Kathryn Schmidt is a practising solicitor, young person and advocate for inclusive social policy.
She has extensive experience working with young people; particularly in the context of environments where young people require special assistance or support. From 2014 to 2017, Kathryn held the position of Convener of the Bond Sony Foundation Children’s Holiday Camp, an annual volunteer-run residential program for children with disabilities of all types. Kathryn’s experience working with a variety of profound physical and cognitive conditions has enabled her to develop an interest in drafting accessible and adaptable safety policy for persons who require additional or alternative consideration during risk assessment processes.
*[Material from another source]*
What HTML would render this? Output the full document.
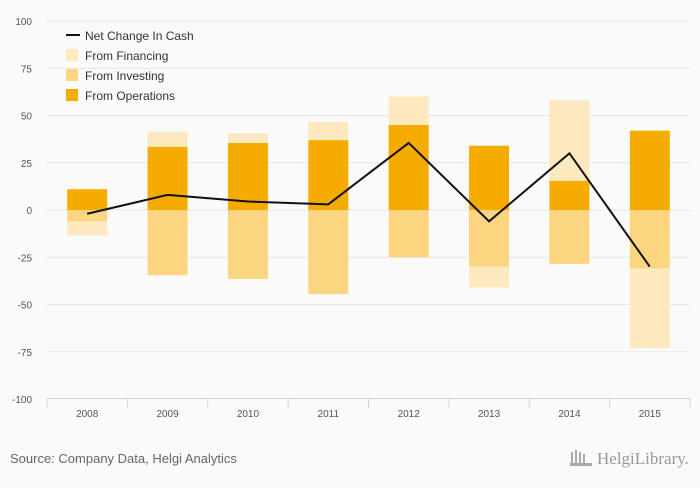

Kathryn is currently a member of the Executive Committee of YMCA Queensland Youth Parliament. YMCA Queensland Youth Parliament is a non-partisan youth engagement program which is designed to facilitate parliamentary education, encourage community engagement and assist in personal development for young people across Queensland. Kathryn and the Executive Committee are responsible for the facilitation of the yearlong program and the care of over 100 young people during the residential aspects of the program. Kathryn’s role on the Executive Committee is as the Mentor to the Child Safety, Youth and Women Committee.
Much of the current thinking about and approaches to child safety flow from adult notions of what we would like to protect children from. In this instance, ‘adults’ can mean people working with children and young people or parents and family members. In contrast however, most young people are able to understand the ideas of threat and protective behaviours, even if they are do not always know how to protect themselves. They are also likely to have an individual concept of what ‘safety’ means for them and how this might be achieved. Greater appreciation of the world as it looks and feels to young people and the personal frameworks they use to understand the nature of risk and threat must help us design and implement effective organisational strategies to give young people a ‘safe place’.
This panel session will be facilitated by a young person who will engage other young people in a conversation about their individual perspectives; their concepts of safety, examples of times and situations which have made them feel unsafe and what would have made those situations feel safer and more comfortable for them. Panel members will bring a diversity of personal experiences, study backgrounds, skill sets and cultural heritage. Delegates will gain unique insights into what safety is, and feels like, for these young people and hear in their own words what has and hasn’t helped to keep them safe from abuse in organisations and government systems.